Fortunately, Jahren also provides sound and clear-eyed advice on what women should do. She advises the women who consult her to firmly nip advances in the bud at the first incident. “[T]he first email is important because it is the one that the powers that be will point to and say, ‘Why didn’t you do something when you first got this?’” Jahren writes. “[W]rite back immediately, telling (not asking) him to stop.” When helping a woman deal with unwanted approaches, she continues, “I teach her to draw strong professional boundaries and then to enforce them, not because she should have to, but because nobody else will.” Also, “I insist that she must document everything, because someday he will paint this as a two-way emotional exchange. I wearily advise her to stick it out in science, but only because I cannot promise that other fields aren’t worse. And I hope that this is enough to make him stop.”

This advice may not be wholly satisfying because, as Jahren goes on to indicate, in many cases this is not enough to make the would-be abuser desist. The stymied predator might even try to exact retribution, a possibility Jahren does not explicitly address.
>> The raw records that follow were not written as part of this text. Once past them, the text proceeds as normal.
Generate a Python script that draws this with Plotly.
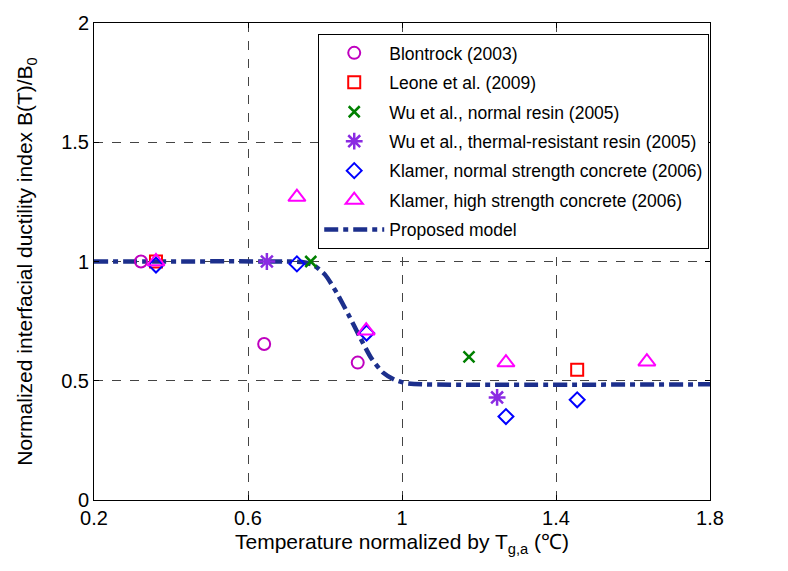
import plotly.graph_objects as go

# Experimental data (normalized temperature, normalized ductility index)
blontrock_x = [0.322, 0.642, 0.885]
blontrock_y = [1.0, 0.654, 0.576]
leone_x = [0.361, 1.455]
leone_y = [1.0, 0.546]
wu_normal_x = [0.763, 1.174]
wu_normal_y = [1.0, 0.60]
wu_thermal_x = [0.649, 1.247]
wu_thermal_y = [1.0, 0.43]
klamer_nsc_x = [0.361, 0.727, 0.908, 1.270, 1.455]
klamer_nsc_y = [0.985, 0.99, 0.70, 0.35, 0.42]
klamer_hsc_x = [0.361, 0.727, 0.907, 1.270, 1.636]
klamer_hsc_y = [1.0, 1.27, 0.71, 0.576, 0.58]
model_x = [0.2, 0.70, 0.74, 0.77, 0.80, 0.83, 0.86, 0.89, 0.92, 0.95, 0.98, 1.01, 1.05, 1.8]
model_y = [1.0, 1.0, 0.998, 0.985, 0.945, 0.87, 0.78, 0.685, 0.595, 0.535, 0.505, 0.49, 0.485, 0.485]

x_ticks = [0.2, 0.6, 1.0, 1.4, 1.8]
x_tick_labels = ["0.2", "0.6", "1", "1.4", "1.8"]
y_ticks = [0, 0.5, 1, 1.5, 2]
y_tick_labels = ["0", "0.5", "1", "1.5", "2"]

FONT = "Liberation Sans, Arial, sans-serif"

fig = go.Figure()

fig.add_trace(go.Scatter(
    x=model_x, y=model_y, mode="lines", name="Proposed model",
    line=dict(color="#1c2f8c", width=4.5, dash="14px,5px,5px,5px", shape="spline", smoothing=0.6),
    legendrank=2000, legendgroup="g7"))

def add_markers(x, y, name, symbol, color, size, lw, rank):
    fig.add_trace(go.Scatter(
        x=x, y=y, mode="markers", name=name,
        marker=dict(symbol=symbol, size=size, color=color,
                    line=dict(color=color, width=lw)),
        legendrank=rank, legendgroup="g%d" % rank))

add_markers(blontrock_x, blontrock_y, "Blontrock (2003)", "circle-open", "#bf00bf", 12, 2, 1)
add_markers(leone_x, leone_y, "Leone et al. (2009)", "square-open", "#ff0000", 12, 2, 2)
add_markers(wu_normal_x, wu_normal_y, "Wu et al., normal resin (2005)", "x-thin-open", "#008000", 11, 2.5, 3)
add_markers(wu_thermal_x, wu_thermal_y, "Wu et al., thermal-resistant resin (2005)", "asterisk-open", "#8a2be2", 14, 2.5, 4)
add_markers(klamer_nsc_x, klamer_nsc_y, "Klamer, normal strength concrete (2006)", "diamond-open", "#0000ff", 11.5, 2, 5)
add_markers(klamer_hsc_x, klamer_hsc_y, "Klamer, high strength concrete (2006)", "triangle-up-open", "#ff00ff", 15, 2, 6)

axis_common = dict(
    showline=True, linecolor="black", linewidth=1, mirror="ticks",
    ticks="inside", ticklen=5, tickcolor="black",
    showgrid=True, gridcolor="#444444", griddash="dash", gridwidth=1,
    zeroline=False, tickfont=dict(family=FONT, size=20, color="black"),
)

fig.update_xaxes(range=[0.2, 1.8], tickvals=x_ticks, ticktext=x_tick_labels,
                 title=dict(text="Temperature normalized by T<sub>g,a</sub> (℃)",
                            font=dict(family=FONT, size=21, color="black"), standoff=6),
                 **axis_common)
fig.update_yaxes(range=[0, 2], tickvals=y_ticks, ticktext=y_tick_labels,
                 title=dict(text="Normalized interfacial ductility index B(T)/B<sub>0</sub>",
                            font=dict(family=FONT, size=21, color="black"), standoff=22),
                 **axis_common)

fig.update_layout(
    width=788, height=571,
    margin=dict(l=94, r=78, t=20, b=71),
    paper_bgcolor="white", plot_bgcolor="white",
    font=dict(family=FONT, size=20, color="black"),
    showlegend=True,
    legend=dict(x=0.364, y=0.977, xanchor="left", yanchor="top",
                bgcolor="white", bordercolor="black", borderwidth=1,
                font=dict(family=FONT, size=17.5, color="black"),
                itemwidth=60, tracegroupgap=3.7, traceorder="grouped"),
)

fig.write_html("out.html")
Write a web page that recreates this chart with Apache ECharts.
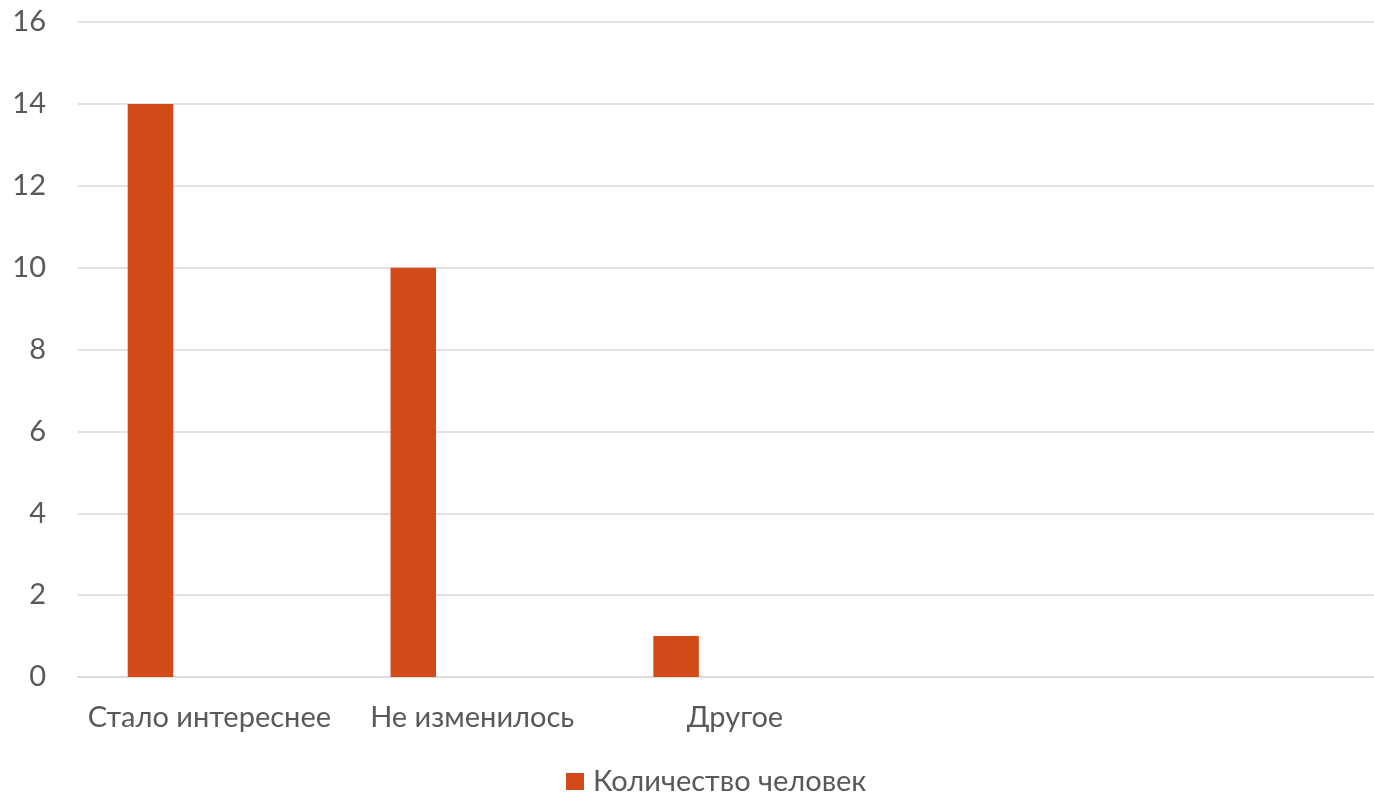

But knowing the pattern for what it is ought to help women persevere, protect themselves, and preserve their dignity and resolve. And the complete, accumulated record will provide not only proof of the offense but defense against accusations of collusion should the woman make a formal complaint.

More cases among prominent senior scientists will probably be necessary before the word really gets out to the most arrogant and recalcitrant miscreants that such predatory activity is reprehensible. It will also probably take the determination of principled senior scientists willing to call out colleagues on unacceptable behavior. In the meantime, however, Jahren’s advice and observations are worth the attention of every academic scientist regardless of their gender.